--- BEGIN Available data ---
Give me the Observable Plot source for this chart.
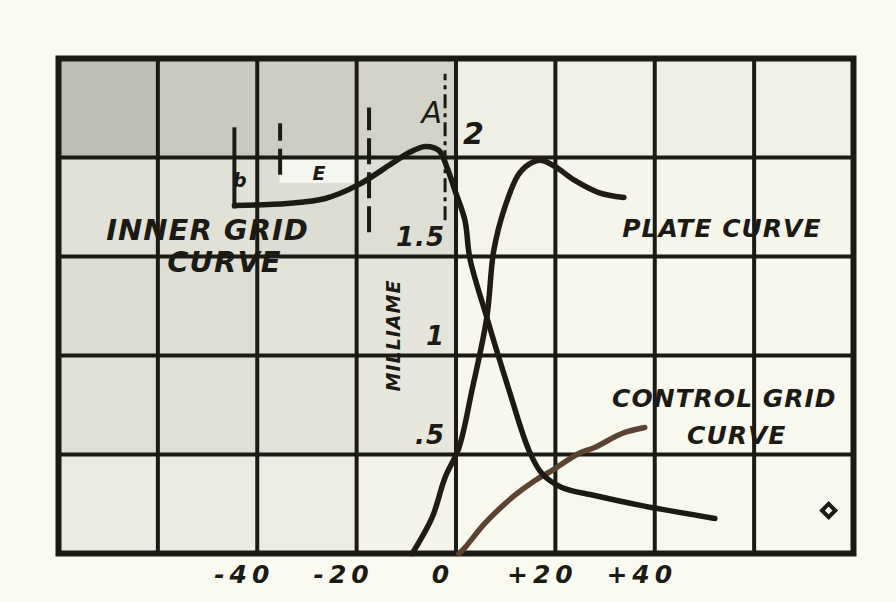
<!DOCTYPE html>
<html>
<head>
<meta charset="utf-8">
<script src="https://cdn.jsdelivr.net/npm/d3@7"></script>
<script src="https://cdn.jsdelivr.net/npm/@observablehq/plot@0.6"></script>
<style>
  html, body { margin: 0; padding: 0; background: #fbfaf0; }
  #chart { width: 896px; height: 602px; }
  #chart svg text { letter-spacing: 1px; }
  #chart g[aria-label="x-axis tick label"] text { letter-spacing: 5px; }
</style>
</head>
<body>
<div id="chart"></div>
<script>
// ---- data ----
const xTicks = [-40, -20, 0, 20, 40];
const yTicks = [0.5, 1, 1.5, 2];
const yTickLabels = [".5", "1", "1.5", "2"];

// inner grid curve (black)
const innerX = [-44.6, -34.0, -26.3, -19.5, -12.9, -9.4, -6.2, -3.4, -1.8, -0.2, 1.8, 2.8, 6.2, 10.7, 14.7, 17.3, 21.3, 27.9, 37.4, 52.1];
const innerY = [1.758, 1.768, 1.793, 1.864, 1.970, 2.025, 2.056, 2.035, 1.949, 1.833, 1.682, 1.49, 1.192, 0.823, 0.520, 0.404, 0.333, 0.293, 0.242, 0.177];

// plate curve (black)
const plateX = [-8.8, -4.8, -2.2, 0.6, 3.2, 6.2, 7.6, 9.8, 12.7, 15.3, 17.3, 19.9, 23.9, 28.7, 33.8];
const plateY = [0.0, 0.182, 0.384, 0.535, 0.823, 1.192, 1.530, 1.747, 1.919, 1.975, 1.985, 1.955, 1.884, 1.823, 1.798];

// control grid curve (brown)
const controlX = [0.6, 1.8, 5.8, 11.3, 15.9, 19.3, 24.7, 27.9, 33.4, 38.0];
const controlY = [0.0, 0.030, 0.152, 0.283, 0.369, 0.419, 0.505, 0.535, 0.606, 0.636];

// shading tone of each grid cell, rows from top (2.0–2.5) to bottom (0–0.5)
const cellTones = [
  [0.85, 0.70, 0.66, 0.58, 0.16, 0.14, 0.18, 0.14],
  [0.36, 0.36, 0.42, 0.40, 0.08, 0.07, 0.07, 0.07],
  [0.42, 0.40, 0.34, 0.30, 0.05, 0.05, 0.04, 0.04],
  [0.38, 0.38, 0.33, 0.28, 0.04, 0.03, 0.03, 0.03],
  [0.22, 0.22, 0.20, 0.10, 0.03, 0.03, 0.03, 0.03]
];

// annotation texts and positions (data units)
const innerLabels = [
  {text: "INNER GRID", x: -50.0, y: 1.631},
  {text: "CURVE", x: -46.6, y: 1.470}
];
const curveLabels = [
  {text: "PLATE CURVE", x: 53.5, y: 1.641},
  {text: "CONTROL GRID", x: 54.0, y: 0.778},
  {text: "CURVE", x: 56.5, y: 0.591}
];
const pointLabels = [
  {text: "A", x: -4.8, y: 2.222}
];
const smallLabels = [
  {text: "E", x: -27.5, y: 1.919},
  {text: "b", x: -43.4, y: 1.884}
];
const axisTitle = [{text: "MILLIAME", x: -12.5, y: 1.101}];
const solidGuides = [{x: -44.6, y1: 1.74, y2: 2.15}];
const dashedGuides = [
  {x: -35.4, y1: 1.91, y2: 2.17},
  {x: -17.5, y1: 1.62, y2: 2.25}
];
const dottedGuides = [{x: -2.2, y1: 1.68, y2: 2.42}];
const whitePatch = [{x1: -35.4, x2: -20.5, y1: 1.87, y2: 1.99}];
const cornerMark = [{x: 75.0, y: 0.217}];

// ---- derived tables ----
const toPts = (xs, ys) => xs.map((x, i) => ({x, y: ys[i]}));
const inner = toPts(innerX, innerY);
const plate = toPts(plateX, plateY);
const control = toPts(controlX, controlY);
const cells = [];
cellTones.forEach((row, r) => row.forEach((t, c) => cells.push({
  x1: -80 + 20 * c, x2: -60 + 20 * c, y1: 2.0 - 0.5 * r, y2: 2.5 - 0.5 * r, tone: t
})));
const yLeft = yTicks.map((v, i) => ({y: v, label: yTickLabels[i]})).filter(d => d.y < 2);
const yRight = yTicks.map((v, i) => ({y: v, label: yTickLabels[i]})).filter(d => d.y >= 2);

const ink = "#1b1a15";
const shade = d3.interpolateRgb("#fbfaf0", "#b5b5ad");
const hand = {fontFamily: "DejaVu Sans", fontWeight: "bold", fontStyle: "italic", fill: ink};

const chart = Plot.plot({
  width: 896,
  height: 602,
  marginLeft: 58,
  marginRight: 43,
  marginTop: 58,
  marginBottom: 49,
  x: {domain: [-80, 80]},
  y: {domain: [0, 2.5], axis: null},
  style: {background: "transparent", overflow: "visible"},
  marks: [
    Plot.rect(cells, {x1: "x1", x2: "x2", y1: "y1", y2: "y2", fill: d => shade(d.tone)}),
    Plot.rect(whitePatch, {x1: "x1", x2: "x2", y1: "y1", y2: "y2", fill: "#f6f6f0"}),
    Plot.gridX({ticks: [-60, -40, -20, 0, 20, 40, 60], stroke: ink, strokeOpacity: 1, strokeWidth: 4}),
    Plot.gridY({ticks: yTicks, stroke: ink, strokeOpacity: 1, strokeWidth: 4}),
    Plot.frame({stroke: ink, strokeWidth: 6}),
    Plot.ruleX(solidGuides, {x: "x", y1: "y1", y2: "y2", stroke: ink, strokeWidth: 4}),
    Plot.ruleX(dashedGuides, {x: "x", y1: "y1", y2: "y2", stroke: ink, strokeWidth: 4, strokeDasharray: "26,8"}),
    Plot.ruleX(dottedGuides, {x: "x", y1: "y1", y2: "y2", stroke: ink, strokeWidth: 3, strokeDasharray: "14,5,4,5"}),
    Plot.line(control, {x: "x", y: "y", curve: "catmull-rom", stroke: "#5a4330", strokeWidth: 5.5, strokeLinecap: "round"}),
    Plot.line(plate, {x: "x", y: "y", curve: "catmull-rom", stroke: "#1f1c16", strokeWidth: 5.5, strokeLinecap: "round"}),
    Plot.line(inner, {x: "x", y: "y", curve: "catmull-rom", stroke: ink, strokeWidth: 5.5, strokeLinecap: "round"}),
    Plot.dot(cornerMark, {x: "x", y: "y", symbol: "diamond2", r: 6, stroke: ink, strokeWidth: 4}),
    Plot.text(innerLabels, {x: "x", y: "y", text: "text", fontSize: 29, ...hand}),
    Plot.text(curveLabels, {x: "x", y: "y", text: "text", fontSize: 25, ...hand}),
    Plot.text(pointLabels, {x: "x", y: "y", text: "text", fontSize: 30, fontStyle: "italic", fontFamily: "DejaVu Sans", fill: ink}),
    Plot.text(smallLabels, {x: "x", y: "y", text: "text", fontSize: 19, ...hand}),
    Plot.text(axisTitle, {x: "x", y: "y", text: "text", fontSize: 19, rotate: -90, ...hand}),
    Plot.text(yLeft, {x: 0, y: "y", text: "label", textAnchor: "end", dx: -11, dy: -19, fontSize: 26, ...hand}),
    Plot.text(yRight, {x: 0, y: "y", text: "label", textAnchor: "start", dx: 7, dy: -23, fontSize: 30, ...hand}),
    Plot.axisX({
      ticks: xTicks,
      tickFormat: d => d > 0 ? "+" + d : d < 0 ? "-" + Math.abs(d) : "0",
      tickSize: 0,
      tickPadding: 12,
      dx: -13,
      fontSize: 25,
      fontFamily: "DejaVu Sans",
      fontWeight: "bold",
      fontStyle: "italic",
      fill: ink,
      label: null
    })
  ]
});
document.getElementById("chart").append(chart);
</script>
</body>
</html>
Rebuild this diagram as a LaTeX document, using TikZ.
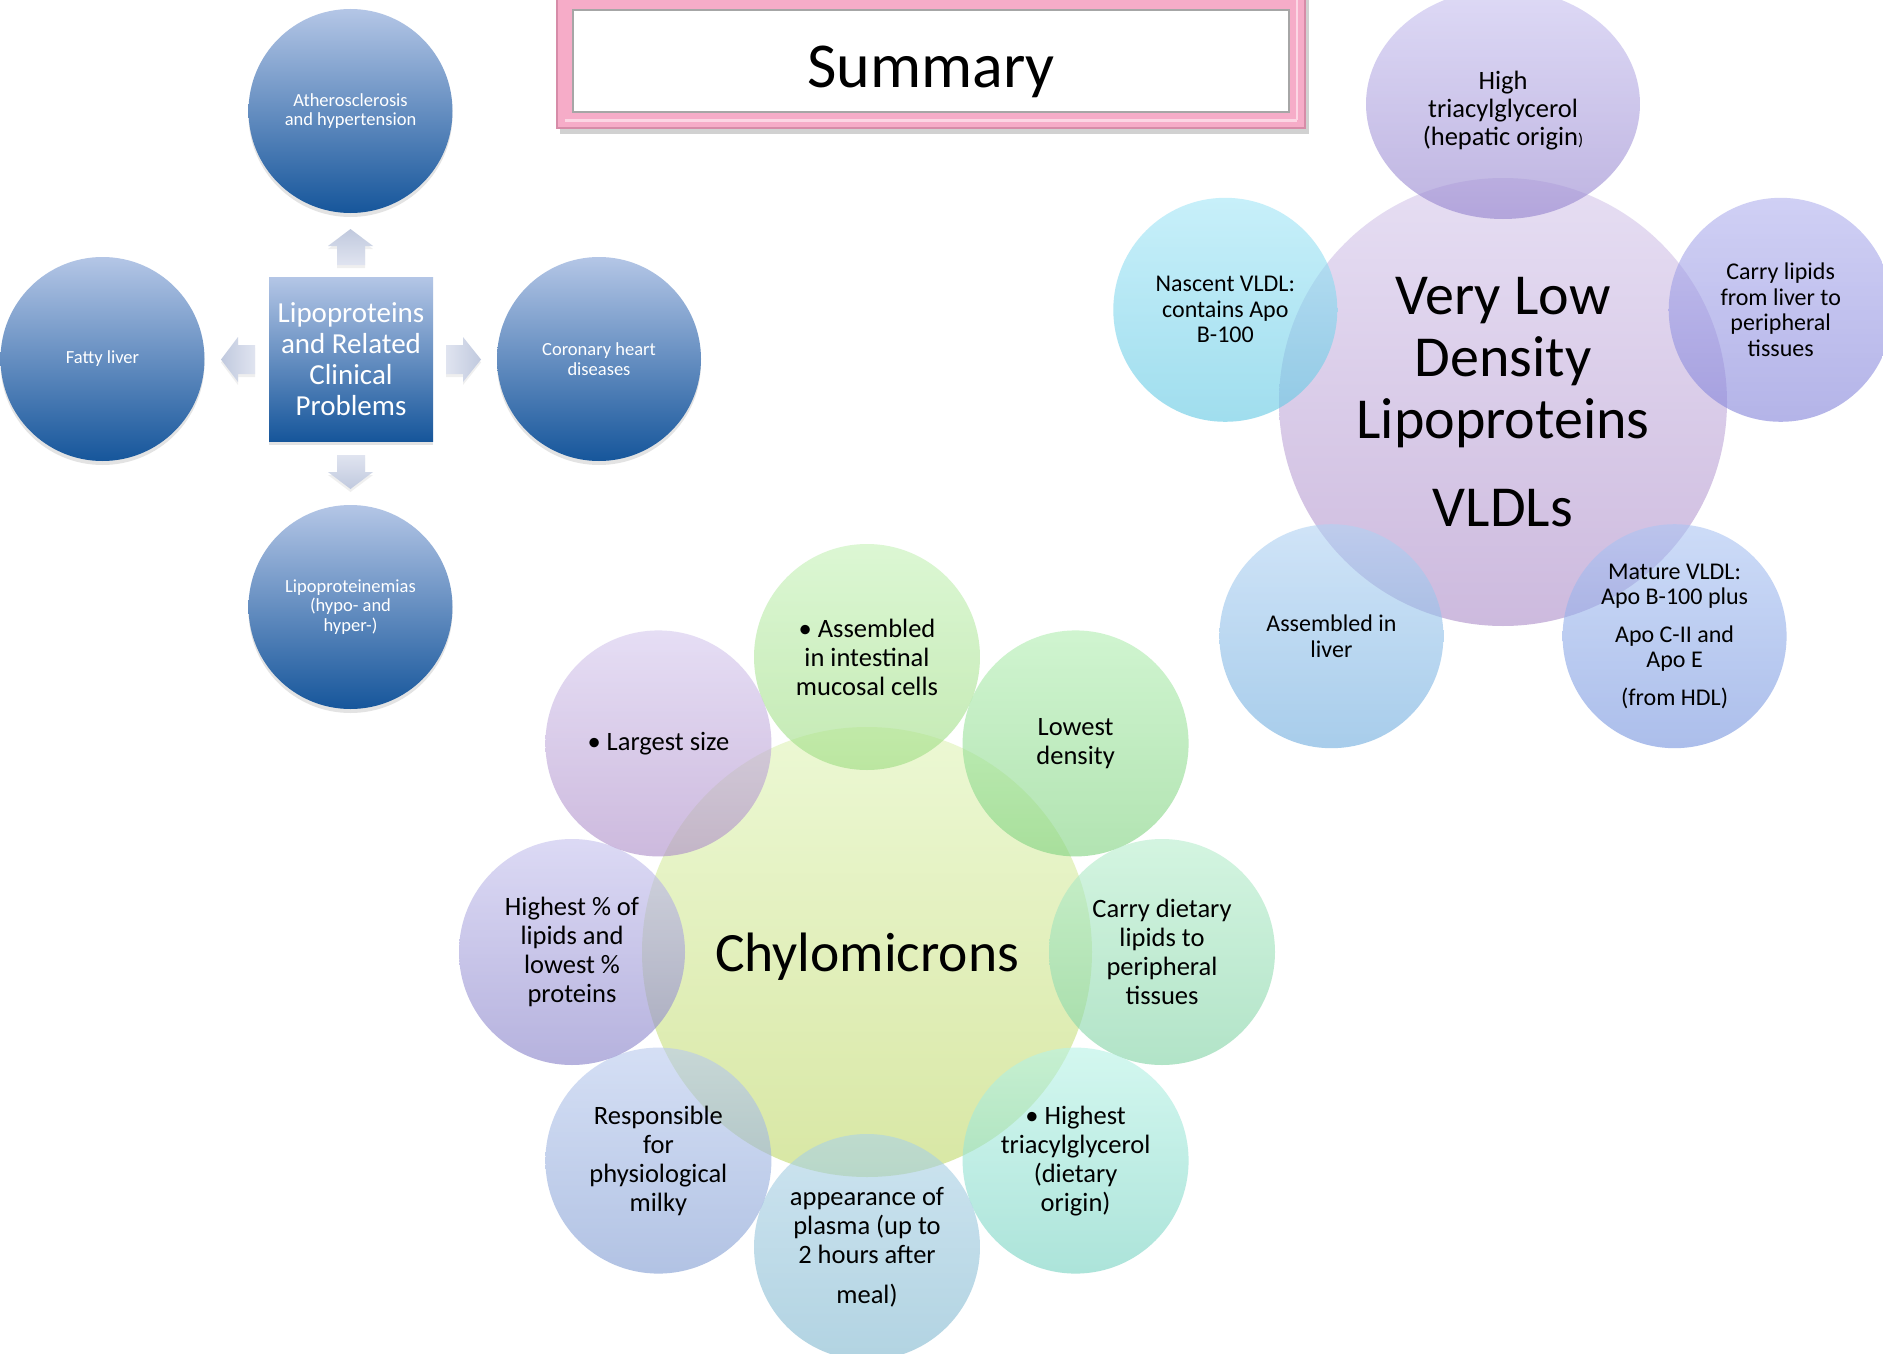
\documentclass[tikz,border=0pt]{standalone}
\usepackage{fontspec}
\setmainfont{Carlito}
\usetikzlibrary{shapes.geometric,shadows}
\definecolor{bTop}{RGB}{180,198,230}
\definecolor{bBot}{RGB}{22,86,155}
\definecolor{arLight}{RGB}{224,228,240}
\definecolor{arDark}{RGB}{192,201,222}
\definecolor{pinkF}{RGB}{246,172,200}
\definecolor{pinkD}{RGB}{214,140,168}
\definecolor{pinkL}{RGB}{252,214,228}
% chylomicrons
\definecolor{chT}{RGB}{236,248,212}
\definecolor{chB}{RGB}{216,231,164}
\definecolor{c1T}{RGB}{197,242,183}\definecolor{c1B}{RGB}{157,220,130}
\definecolor{c2T}{RGB}{177,238,177}\definecolor{c2B}{RGB}{127,210,127}
\definecolor{c3T}{RGB}{183,238,205}\definecolor{c3B}{RGB}{127,210,163}
\definecolor{c4T}{RGB}{183,243,230}\definecolor{c4B}{RGB}{117,210,193}
\definecolor{c5T}{RGB}{172,210,230}\definecolor{c5B}{RGB}{127,183,207}
\definecolor{c6T}{RGB}{185,202,238}\definecolor{c6B}{RGB}{127,155,210}
\definecolor{c7T}{RGB}{197,193,238}\definecolor{c7B}{RGB}{133,127,200}
\definecolor{c8T}{RGB}{213,200,238}\definecolor{c8B}{RGB}{172,140,200}
% VLDL
\definecolor{vT}{RGB}{230,222,243}
\definecolor{vB}{RGB}{205,186,222}
\definecolor{v1T}{RGB}{200,193,240}\definecolor{v1B}{RGB}{147,130,205}
\definecolor{v2T}{RGB}{177,177,238}\definecolor{v2B}{RGB}{130,130,217}
\definecolor{v3T}{RGB}{172,197,243}\definecolor{v3B}{RGB}{117,147,222}
\definecolor{v4T}{RGB}{177,210,243}\definecolor{v4B}{RGB}{110,172,222}
\definecolor{v5T}{RGB}{163,230,247}\definecolor{v5B}{RGB}{97,200,227}
\begin{document}
\begin{tikzpicture}[x=1pt,y=-1pt,
  bluecirc/.style={circle,minimum size=204pt,inner sep=0pt,top color=bTop,bottom color=bBot,
    text=white,align=center,font=\fontsize{18.5}{19.5}\selectfont,
    drop shadow={shadow xshift=0pt,shadow yshift=-4pt,opacity=0.22}},
  bluebox/.style={rectangle,minimum size=164pt,inner sep=0pt,top color=bTop,bottom color=bBot,
    text=white,align=center,font=\fontsize{29}{31}\selectfont,
    drop shadow={shadow xshift=0pt,shadow yshift=-4pt,opacity=0.22}},
  blockarrow/.style={drop shadow={shadow xshift=0pt,shadow yshift=-3pt,opacity=0.12}},
  bigcirc/.style 2 args={circle,minimum size=450pt,inner sep=0pt,top color=#1,bottom color=#2,align=center},
  chsat/.style 2 args={circle,minimum size=226pt,inner sep=0pt,top color=#1,bottom color=#2,
    fill opacity=0.6,text opacity=1,align=center,font=\fontsize{26.5}{29}\selectfont},
  vsat/.style 2 args={circle,minimum size=224pt,inner sep=0pt,top color=#1,bottom color=#2,
    fill opacity=0.6,text opacity=1,align=center,font=\fontsize{24}{25.5}\selectfont}]
\useasboundingbox (0,0) rectangle (1883,1354);
\fill[white] (0,0) rectangle (1883,1354);

% ---------- title ----------
\fill[black,opacity=0.18] (560,-10) rectangle (1309,134);
\fill[pinkF] (557,-10) rectangle (1305,128);
\draw[pinkL,line width=3pt] (565,120) -- (1297,120);
\draw[pinkL,line width=2pt] (1297,-10) -- (1297,120);
\draw[pinkD,line width=1.2pt] (557,-10) rectangle (1305,128);
\fill[white] (573,10) rectangle (1289,112);
\draw[black!35,line width=1.5pt] (573,10) rectangle (1289,112);
\node[anchor=base,font=\fontsize{64}{64}\selectfont,inner sep=0pt] (title) at (931,88) {Summary};

% ---------- left radial ----------
\node[bluebox] (lrc) at (351,359) {Lipoproteins\\and Related\\Clinical\\Problems};
\node[bluecirc] (ath) at (350.5,111) {Atherosclerosis\\and hypertension};
\node[bluecirc] (fat) at (102.5,359) {Fatty liver};
\node[bluecirc] (chd) at (599,359) {Coronary heart\\diseases};
\node[bluecirc] (lpe) at (350.5,607) {Lipoproteinemias\\(hypo- and\\hyper-)};

\path[blockarrow,top color=arDark,bottom color=arLight]
  (350.5,229) -- (373,246) -- (365,246) -- (365,265) -- (337,265) -- (337,246) -- (328,246) -- cycle;
\path[blockarrow,top color=arLight,bottom color=arDark]
  (350.5,489) -- (373,472) -- (365,472) -- (365,455) -- (337,455) -- (337,472) -- (328,472) -- cycle;
\path[blockarrow,left color=arDark,right color=arLight]
  (221,359.5) -- (238,337) -- (238,345) -- (255,345) -- (255,374) -- (238,374) -- (238,382) -- cycle;
\path[blockarrow,left color=arLight,right color=arDark]
  (481,359.5) -- (463,337) -- (463,345) -- (446,345) -- (446,374) -- (463,374) -- (463,382) -- cycle;

% ---------- VLDL ----------
\node[bigcirc={vT}{vB},minimum size=448pt,font=\fontsize{58}{62}\selectfont] (vldl) at (1503,402)
  {Very Low\\Density\\Lipoproteins\\[26pt]VLDLs};
\node[ellipse,minimum width=274pt,minimum height=230pt,inner sep=0pt,top color=v1T,bottom color=v1B,
  fill opacity=0.6] (vtop) at (1503,104) {};
\node[align=center,font=\fontsize{26.5}{28}\selectfont,inner sep=0pt] (vtoptxt) at (1503,111)
  {High\\triacylglycerol\\(hepatic origin{\fontsize{17}{17}\selectfont)}};
\node[vsat={v2T}{v2B}] (vcarry) at (1780.7,309.8) {Carry lipids\\from liver to\\peripheral\\tissues};
\node[vsat={v3T}{v3B}] (vmat) at (1674.6,636.2) {Mature VLDL:\\Apo B-100 plus\\[12pt]Apo C-II and\\Apo E\\[12pt](from HDL)};
\node[vsat={v4T}{v4B}] (vasm) at (1331.4,636.2) {Assembled in\\liver};
\node[vsat={v5T}{v5B}] (vnas) at (1225.3,309.8) {Nascent VLDL:\\contains Apo\\B-100};

% ---------- Chylomicrons ----------
\node[bigcirc={chT}{chB}] (chylo) at (867,952) {};
\node[font=\fontsize{55.5}{60}\selectfont,inner sep=0pt] (chylotxt) at (867,957) {Chylomicrons};
\node[chsat={c1T}{c1B}] (c1) at (867,657) {• Assembled\\in intestinal\\mucosal cells};
\node[chsat={c2T}{c2B}] (c2) at (1075.6,743.4) {Lowest\\density};
\node[chsat={c3T}{c3B}] (c3) at (1162,952) {Carry dietary\\lipids to\\peripheral\\tissues};
\node[chsat={c4T}{c4B}] (c4) at (1075.6,1160.6) {• Highest\\triacylglycerol\\(dietary\\origin)};
\node[chsat={c5T}{c5B}] (c5) at (867,1247) {appearance of\\plasma (up to\\2 hours after\\[11pt]meal)};
\node[chsat={c6T}{c6B}] (c6) at (658.4,1160.6) {Responsible\\for\\physiological\\milky};
\node[chsat={c7T}{c7B}] (c7) at (572,952) {Highest \% of\\lipids and\\lowest \%\\proteins};
\node[chsat={c8T}{c8B}] (c8) at (658.4,743.4) {• Largest size};
\end{tikzpicture}
\end{document}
--- END Available data ---
Using the entries above, return each line that includes the word "chart".

Give me the Observable Plot source for this chart.
  #chart { width: 896px; height: 602px; }
  #chart svg text { letter-spacing: 1px; }
  #chart g[aria-label="x-axis tick label"] text { letter-spacing: 5px; }
<div id="chart"></div>
const chart = Plot.plot({
document.getElementById("chart").append(chart);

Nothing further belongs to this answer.